Capital New York’s weekly anticipations list. I anticipate the weekly anticipations list (written by editors and writers for Capital), and now I’m on it. I didn’t have to think twice about what my entry would be.
I started Nineteen Eighty-Three yesterday. It’s been a year of crime novels so far. This is the fourth book in the Red Riding quartet (which was made into 3 separate movies, The Red Riding Trilogy – must-see if you haven’t already, I mentioned them all here), and I will be so sorry to see this experience end. The fourth book is told from the point of view of three separate narrators, two whom we already know peripherally from the other books – Maurice Jobson, the corrupt Yorkshire cop, and BJ, the tormented street kid who knows too much. Add to the mix in this fourth volume, John Piggott, a “solicitor” who is called in to manage the appeal of Michael Myshkin, the halfwit originally arrested for the Yorkshire murders although it’s generally believed that he was railroaded into a confession. Piggott (who has a sad circle of a life, he’s fat and unhappy and lonely) is played in the movie by the wonderful Mark Addy (my favorite in The Full Monty), and here, in the fourth book, he enters the narrative. Maurice Jobson’s voice is almost without emotion (almost), and much of his sections read like a script, with no “he saids” or “she saids”, all dialogue, no introspection. BJ’s narrative takes place on a crucial date in the past, the date which holds all the disparate clues that no one can put together. And Piggott’s voice uses what I always think of as the Bright Lights Big City narrator (way overdone now by this point, but it was a bit startling to read back then), but which is really called the second-person narrator. These are all devices, of course, but the quartet is a series full of devices. David Peace is a dazzling writer, and I mean that literally. He means to impress, to dazzle, to blind you. There’s a showoff at work here. I don’t mind that so much when the story is compelling, or the writing is good. If you’re good? Show off all you like. Finnegans Wake, looked at in this light, is nothing more than a talented little kid showing off at the piano. I suppose there would be some who would Shush said child, and tell him to hide his little light under a bushel, but I’m not one of those people. Peace’s books read full-throttle, they are violent and relentless.
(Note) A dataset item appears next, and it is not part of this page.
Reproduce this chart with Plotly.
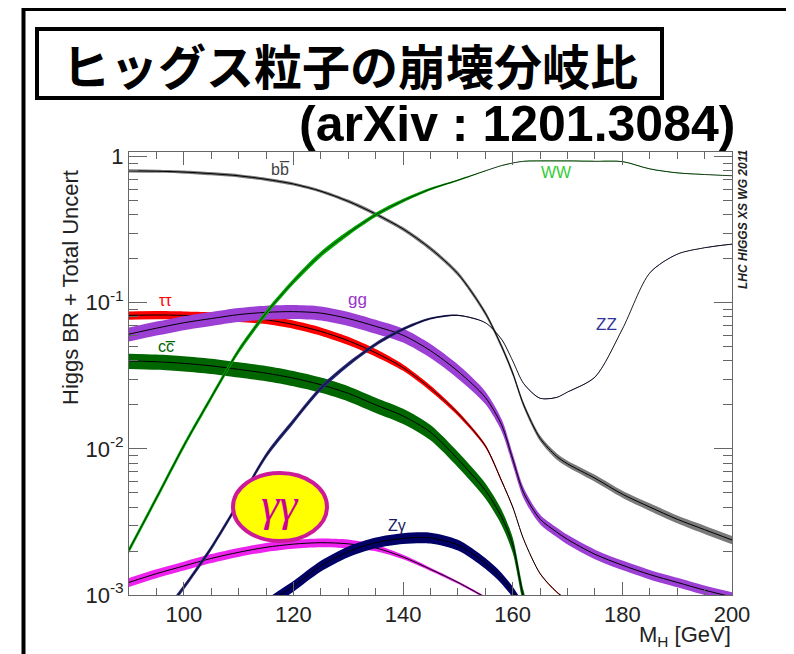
import plotly.graph_objects as go

# ---------------- data ----------------
MASS = [90, 95, 100, 105, 110, 115, 120, 125, 130, 135, 140, 145, 150, 155,
        158, 160, 162, 165, 168, 170, 175, 180, 185, 190, 195, 200]

BR_BB = [0.80, 0.795, 0.785, 0.765, 0.74, 0.70, 0.65, 0.58, 0.495, 0.405, 0.32,
         0.235, 0.158, 0.085, 0.050, 0.033, 0.020, 0.0118, 0.0089, 0.0079,
         0.0063, 0.0049, 0.0040, 0.0033, 0.0028, 0.00238]
BR_TAUTAU = [0.082, 0.0825, 0.082, 0.081, 0.079, 0.0765, 0.071, 0.0637, 0.055,
             0.0455, 0.036, 0.026, 0.0175, 0.0105, 0.006, 0.0040, 0.0024,
             0.0014, 0.00105, 0.00092, None, None, None, None, None, None]
BR_GG = [0.061, 0.067, 0.073, 0.078, 0.083, 0.086, 0.087, 0.085, 0.078, 0.069,
         0.060, 0.047, 0.034, 0.0225, 0.0145, 0.0085, 0.0050, 0.0033, 0.0027,
         0.0024, 0.0019, 0.0016, 0.00138, 0.00122, 0.00108, 0.00097]
BR_CC = [0.040, 0.0395, 0.0385, 0.037, 0.035, 0.033, 0.0305, 0.0275, 0.024,
         0.020, 0.0168, 0.013, 0.0085, 0.0052, 0.0034, 0.0022, 0.00095, 0.0004,
         None, None, None, None, None, None, None, None]
BR_GAGA = [0.00122, 0.0014, 0.00158, 0.00178, 0.00196, 0.00212, 0.00223,
           0.00228, 0.00224, 0.0021, 0.00182, 0.0015, 0.00122, 0.00096, 0.0008,
           0.0007, None, None, None, None, None, None, None, None, None, None]
BR_ZGA = [None, None, None, 0.0002, 0.00049, 0.00085, 0.00115, 0.00158,
          0.00198, 0.00228, 0.00244, 0.00246, 0.0022, 0.00165, 0.0013, 0.00105,
          0.0008, 0.0005, None, None, None, None, None, None, None, None]
BR_WW = [0.00203, 0.0046, 0.0105, 0.0225, 0.047, 0.085, 0.14, 0.215, 0.30, 0.40,
         0.50, 0.60, 0.69, 0.80, 0.87, 0.905, 0.93, 0.935, 0.935, 0.935, 0.93,
         0.925, 0.825, 0.775, 0.755, 0.74]
BR_ZZ = [0.0004, 0.00065, 0.00113, 0.0021, 0.0043, 0.009, 0.0155, 0.026, 0.038,
         0.052, 0.066, 0.078, 0.082, 0.073, 0.056, 0.040, 0.028, 0.0222, 0.0225,
         0.0245, 0.031, 0.066, 0.16, 0.215, 0.238, 0.252]

# relative total uncertainty (half width of the band)
UNC_BB = [0.025, 0.025, 0.025, 0.025, 0.025, 0.025, 0.025, 0.025, 0.028, 0.03,
          0.03, 0.032, 0.035, 0.038, 0.04, 0.04, 0.042, 0.045, 0.05, 0.05,
          0.055, 0.055, 0.06, 0.06, 0.065, 0.065]
UNC_TAUTAU = [0.065, 0.065, 0.065, 0.065, 0.065, 0.065, 0.065, 0.065, 0.065,
              0.06, 0.05, 0.045, 0.035, 0.025, 0.02, 0.015, 0.01, 0.01, 0.01,
              0.01, 0.01, 0.01, 0.01, 0.01, 0.01, 0.01]
UNC_GG = [0.11, 0.11, 0.11, 0.11, 0.11, 0.11, 0.11, 0.11, 0.11, 0.11, 0.11,
          0.11, 0.11, 0.10, 0.095, 0.09, 0.085, 0.075, 0.075, 0.075, 0.075,
          0.075, 0.075, 0.075, 0.075, 0.075]
UNC_CC = 0.12
UNC_GAGA = [0.07, 0.07, 0.07, 0.07, 0.07, 0.07, 0.07, 0.07, 0.07, 0.05, 0.035,
            0.025, 0.02, 0.02, 0.02, 0.02, 0.02, 0.02, 0.02, 0.02, 0.02, 0.02,
            0.02, 0.02, 0.02, 0.02]
UNC_ZGA = 0.085
UNC_WW = [0.045, 0.045, 0.045, 0.045, 0.045, 0.045, 0.045, 0.045, 0.04, 0.035,
          0.03, 0.02, 0.012, 0.005, 0.005, 0.005, 0.005, 0.005, 0.005, 0.005,
          0.005, 0.005, 0.005, 0.005, 0.005, 0.005]
UNC_ZZ = [0.04, 0.04, 0.04, 0.04, 0.04, 0.04, 0.04, 0.04, 0.035, 0.03,
          0.025, 0.015, 0.01, 0.005, 0.005, 0.005, 0.005, 0.005, 0.005, 0.005,
          0.005, 0.005, 0.005, 0.005, 0.005, 0.005]

X_TICKS = [100, 120, 140, 160, 180, 200]
Y_TICKS = [0.001, 0.01, 0.1, 1]
Y_TICK_TEXT = ["10<sup>-3</sup>", "10<sup>-2</sup>", "10<sup>-1</sup>", "1"]

TITLE = "ヒッグス粒子の崩壊分岐比"
SUBTITLE = "(arXiv : 1201.3084)"
Y_TITLE = "Higgs BR + Total Uncert"
X_TITLE = "M<sub>H</sub> [GeV]"
STAMP = "LHC HIGGS XS WG 2011"

# ---------------- figure ----------------
OFF = 8  # the page body margin shifts the figure by this many pixels
W, H = 794, 654
L, T = 129 - OFF, 152 - OFF
PW, PH = 603, 443
R, B = W - L - PW, H - T - PH


def px(x):
    """reference-picture pixel x -> paper fraction"""
    return (x - OFF - L) / PW


def py(y):
    """reference-picture pixel y -> paper fraction"""
    return (T + PH - (y - OFF)) / PH


fig = go.Figure()
SM = 0.8


def add_channel(vals, unc, band_color, line_color="black", line_w=1.0):
    xs, ys, us = [], [], []
    for i, (m, v) in enumerate(zip(MASS, vals)):
        if v is None:
            continue
        u = unc[i] if isinstance(unc, list) else unc
        xs.append(m)
        ys.append(v)
        us.append(u)
    up = [v * (1 + u) for v, u in zip(ys, us)]
    lo = [v * (1 - u) for v, u in zip(ys, us)]
    fig.add_trace(go.Scatter(x=xs, y=up, mode="lines",
                             line=dict(width=0, shape="spline", smoothing=SM),
                             hoverinfo="skip", showlegend=False))
    fig.add_trace(go.Scatter(x=xs, y=lo, mode="lines",
                             line=dict(width=0, shape="spline", smoothing=SM),
                             fill="tonexty", fillcolor=band_color,
                             hoverinfo="skip", showlegend=False))
    fig.add_trace(go.Scatter(x=xs, y=ys, mode="lines",
                             line=dict(color=line_color, width=line_w,
                                       shape="spline", smoothing=SM),
                             showlegend=False))


add_channel(BR_TAUTAU, UNC_TAUTAU, "#ff0000")
add_channel(BR_CC, UNC_CC, "#006600")
add_channel(BR_GG, UNC_GG, "#9c3fd4")
add_channel(BR_GAGA, UNC_GAGA, "#ee22ee")
add_channel(BR_ZGA, UNC_ZGA, "#000066")
add_channel(BR_BB, UNC_BB, "#7a7a7a")
add_channel(BR_ZZ, UNC_ZZ, "#2a2a80", line_w=0.8)
add_channel(BR_WW, UNC_WW, "#00aa00", line_w=0.7)

minor_y = [k * 10 ** d for d in (-3, -2, -1) for k in range(2, 10)]

AX = "#666666"
fig.update_layout(
    width=W, height=H,
    margin=dict(l=L, r=R, t=T, b=B, pad=0),
    paper_bgcolor="white", plot_bgcolor="white",
    font=dict(family="Liberation Sans, Arial, sans-serif", color="#222222", size=22),
    showlegend=False,
)
fig.update_xaxes(
    range=[90, 200], showline=True, linecolor=AX, linewidth=1, mirror="allticks",
    ticks="inside", ticklen=13, tickcolor=AX, tickvals=X_TICKS,
    ticktext=[str(v) for v in X_TICKS], tickfont=dict(size=22),
    showgrid=False, zeroline=False, automargin=False,
    minor=dict(ticks="inside", ticklen=7, dtick=5, tick0=90, tickcolor=AX, showgrid=False),
)
fig.update_yaxes(
    type="log", range=[-3, 0.032], showline=True, linecolor=AX, linewidth=1,
    mirror="allticks", ticks="inside", ticklen=18, tickcolor=AX,
    tickvals=Y_TICKS, ticktext=Y_TICK_TEXT, tickfont=dict(size=22),
    showgrid=False, zeroline=False, automargin=False,
    minor=dict(ticks="inside", ticklen=9, tickvals=minor_y, tickcolor=AX, showgrid=False),
)

shapes = [
    # outer slide frame
    dict(type="rect", xref="paper", yref="paper", x0=px(23.5), x1=px(791),
         y0=py(680), y1=py(9), line=dict(color="black", width=4), layer="above"),
    # title box
    dict(type="rect", xref="paper", yref="paper", x0=px(37), x1=px(662),
         y0=py(98), y1=py(29), line=dict(color="black", width=4),
         fillcolor="white", layer="above"),
    # gamma-gamma highlight ellipse
    dict(type="circle", xref="paper", yref="paper", x0=px(233), x1=px(327),
         y0=py(541), y1=py(473), line=dict(color="#cc1a99", width=4),
         fillcolor="#ffff00", layer="above"),
]
fig.update_layout(shapes=shapes)


def ann(text, x, y, size, color, **kw):
    d = dict(text=text, x=px(x), y=py(y), xref="paper", yref="paper",
             showarrow=False, font=dict(size=size, color=color,
                                        family=kw.pop("family", "Liberation Sans, Arial, sans-serif")),
             xanchor=kw.pop("xanchor", "center"), yanchor=kw.pop("yanchor", "middle"))
    d.update(kw)
    fig.add_annotation(**d)


ann("<b>" + TITLE + "</b>", 349.5, 64, 48, "black", family="Noto Sans CJK JP")
ann("<b>" + SUBTITLE + "</b>", 737, 124, 50, "black", xanchor="right")
ann(Y_TITLE, 70, 288, 22, "#222222", textangle=-90)
ann(X_TITLE, 733, 636, 22, "#222222", xanchor="right")
ann("<b><i>" + STAMP + "</i></b>", 743, 220, 12, "#222222", textangle=-90)

# channel labels
ann("bb\u0305", 280, 169, 16, "#444444")
ann("WW", 556, 173, 16, "#33cc33")
ann("ZZ", 606, 324, 17, "#333399")
ann("\u03c4\u03c4", 165, 300, 16, "#ff0000")
ann("gg", 357, 299, 17, "#9933cc")
ann("cc\u0305", 166, 346, 16, "#006600")
ann("Z\u03b3", 397, 525, 16, "#1a1a66")
ann("<i>\u03b3\u03b3</i>", 280, 504, 46, "#cc0099", family="Liberation Serif, serif")

fig.write_html("out.html")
The details of the murders are told in excruciating and yet repetitive detail, providing a numbing effect, the way it must have felt for the cops at the time. “Yeah, yeah, conked on the head with a hammer, yeah, I know …” Bleak books with a bleak outlook on humanity. Compulsively readable.
Excerpt from Nineteen Eighty-Three: The Red Riding Quartet, Book Four:
You drive over one bridge and under another, past the boarded-up pubs and closed-down shops, the burnt-out bus stops and the graffiti that hates everything, everywhere, and everyone but especially the IRA, Man United, and the Pakis —
This is Fitzwilliam:
Back for the second time in a week, in a year.
Least it has stopped raining —
Turning out rite nice for once.
The off-licence is the only thing open so you park the car and go inside and slide the money through a slot to an Asian man and his little lad standing in a cage in their best pyjamas among the bottles of unlabelled alcohol and the single cigarettes. The father slides your change back, the son your twenty Rothman.
Two girls are sat outside on the remains of a bench. They are drinking Gold Label Merrydown cider and Benilyn cough syrup. A dog is barking at a frightened child in a pushchair, an empty bottle of Thunderbird rolling around on the concrete. The girls have dyed short rats’ tails and fat mottled legs in turquoise clothes and suede pointed boots.
The dog turns from the screaming baby to growl at you.
One of the girls says: ‘You fancy a fuck, fatty? Tenner back at hers.’
Great, action-packed short review.
FYI, there’s a typo in the headline at Capital’s site.